For designer-implementers who own key agent harness flows in a token-efficient stack (e.g., opinionated Rails monolith with CLI/MCP surfaces), which specific practices or artifacts—brief templates, lane presets, example diffs, verification scripts—most reliably teach taste and architectural judgment through everyday work, and how can teams detect and reverse apprenticeship decay when designers start shipping merge-worthy code via agents without actually absorbing the underlying design and implementation patterns?
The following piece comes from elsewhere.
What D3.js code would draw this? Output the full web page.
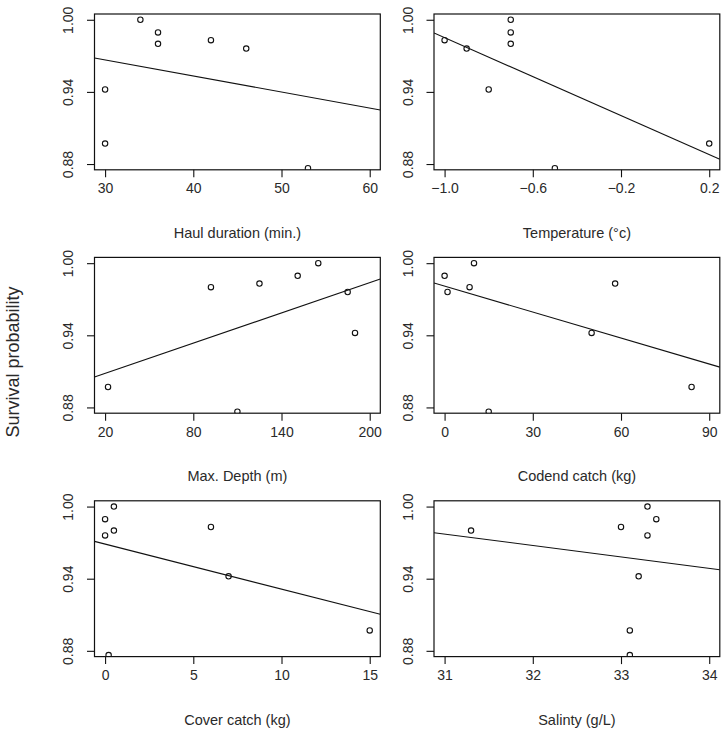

dhh-agent-first-software-craft | Updated at

Answer

  1. Practices/artifacts that teach taste & arch judgment
  • Design briefs with taste hooks

    • Tiny template per change:
      • "intent" (user + domain),
      • "boundary" (which Rails context),
      • "happy path sketch" (controller → service → view),
      • "non-goals".
    • Force designer-implementer to name where the change lives and why.
  • Lane presets for harness runs

    • explore: cheap spikes, low taste bar, sandbox only.
    • integrate: normal features, taste prompts on naming/boundary.
    • harden: high-risk; requires explicit boundary + rollback notes.
    • Each lane has a short, fixed checklist in the PR template.
  • Curated example diffs

    • 10–20 small Rails PRs tagged "good taste":
      • clean controller/service split,
      • consistent domain terms,
      • readable tests.
    • Linked from harness help: "show similar change" pulls 1–2 examples.
  • Taste-focused review prompts (per PR)

    • 3 yes/no questions:
      • "Do new names match glossary and nearby files?"
      • "Is there a single obvious happy path file to read?"
      • "Do tests read as behavior stories, not wiring?"
    • Authors self-rate; reviewers spot-check.
  • Minimal verification scripts

    • CLI tasks that encode local judgment:
      • smoke flows (end-to-end Rails requests),
      • domain invariants (e.g., billing totals),
      • log/metric sanity for new paths.
    • Designer-implementers own these alongside harness flows.
  • Boundary summaries in repo

    • Short README per boundary: "job", main entrypoints, anti-goals.
    • Harness shows summary when agents touch that area.
  1. Detecting apprenticeship decay

Signals over a few weeks:

  • PR review patterns

    • Many "OK but rename/extract" comments; same feedback repeated.
    • Correct code that ignores nearby patterns or helpers.
  • Test & incident shape

    • Passing tests that don’t catch obvious regressions in behavior.
    • Bugs from misused boundaries or duplicated flows, not syntax.
  • Designer explanations

    • Can’t explain why an agent-chosen pattern is acceptable.
    • Can’t sketch the flow they just shipped without reading the diff.
  • Harness usage

    • Heavy copy-paste of prompts/flows with no edits.
    • Always using highest-automation lane, rarely editing agent output.
  1. Reversing apprenticeship decay
  • Intentional "learning" lanes

    • Mark some tickets as learning: require
      • pre-brief written by designer,
      • first pass design without agent,
      • review comments focused on naming/boundaries.
  • Triad sessions (senior + designer + agent)

    • 30–60 minutes:
      • 10: sketch flow on paper/whiteboard.
      • 30: let agent implement; designer drives; senior narrates tradeoffs.
      • 10: quick retro: "what did the agent miss, what did we change, why?"
  • Review quotas by type

    • For each designer-implementer per week, sample N PRs for
      • "can you explain this architecture choice?"
      • "what else could we have done?"
    • If they can’t answer, route next work into learning lane.
  • Harness friction for deep work

    • In learning lane:
      • force smaller diffs,
      • require a short "what I learned" note in PR,
      • limit auto-fix tools; encourage manual edits.
  • Refresh examples and glossaries

    • Promote good PRs into the example set.
    • Keep domain glossary tight and visible in harness.